Les Leston, who has died aged 91, was an awardwinning jazz drummer in his teens, playing the London clubs with the Clay Pigeons, a band led by Belgian trumpeter and racing driver Johnny Claes.
After World War II Les — real name Lazarus Fingleston — dealt in war surplus to fund an F3 career in Coopers and his own Leston Special, winning the British Championship. In sports cars he raced a Connaught and a Bobtail Cooper, and he did several F1 races for Connaught, including the 1956 Italian GP at Monza.
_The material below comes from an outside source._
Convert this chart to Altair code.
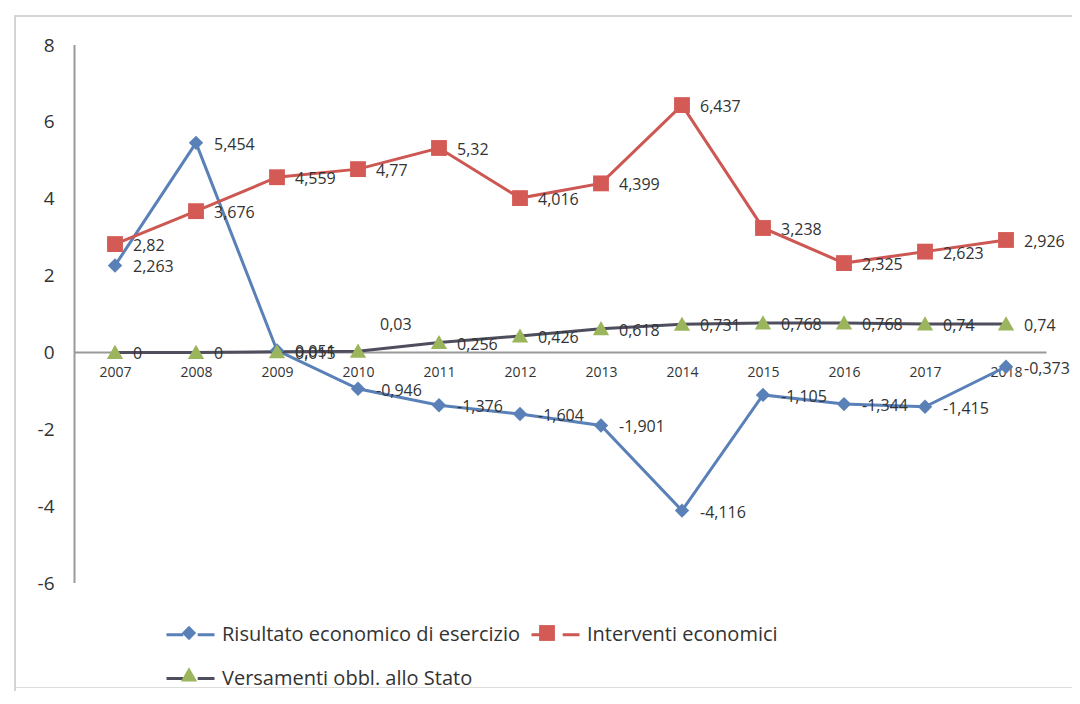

After works drives for BRM, qualifying 12th in the British GP, and Aston Martin, finishing sixth in the Narburgring 1000Kms with Roy Salvadori, he had an immense accident at Caen in 1958 when the engine of his F2 Lotus seized. The only ambulance was busy, so Leston lay injured for 14 laps. He recovered to become almost unbeatable in British GT racing with his Lotus Elite, which as a reminder of his musical life wore the registration DAD10 — Daddy-0 being a friendly term in the jazz world.
His car accessory shop in London’s High Holborn prospered greatly, and in the boy-racer days of the 1960s all the best-dressed Minis and Anglias wore Leston woodrim steering wheels and enlarged exhaust extensions. As racing safety rules changed this grew into a big business in crash helmets and fireproof overalls. Thereafter Les lived in Hong Kong, pursuing Far East import-export interests, but returned to Kent in the 1990s.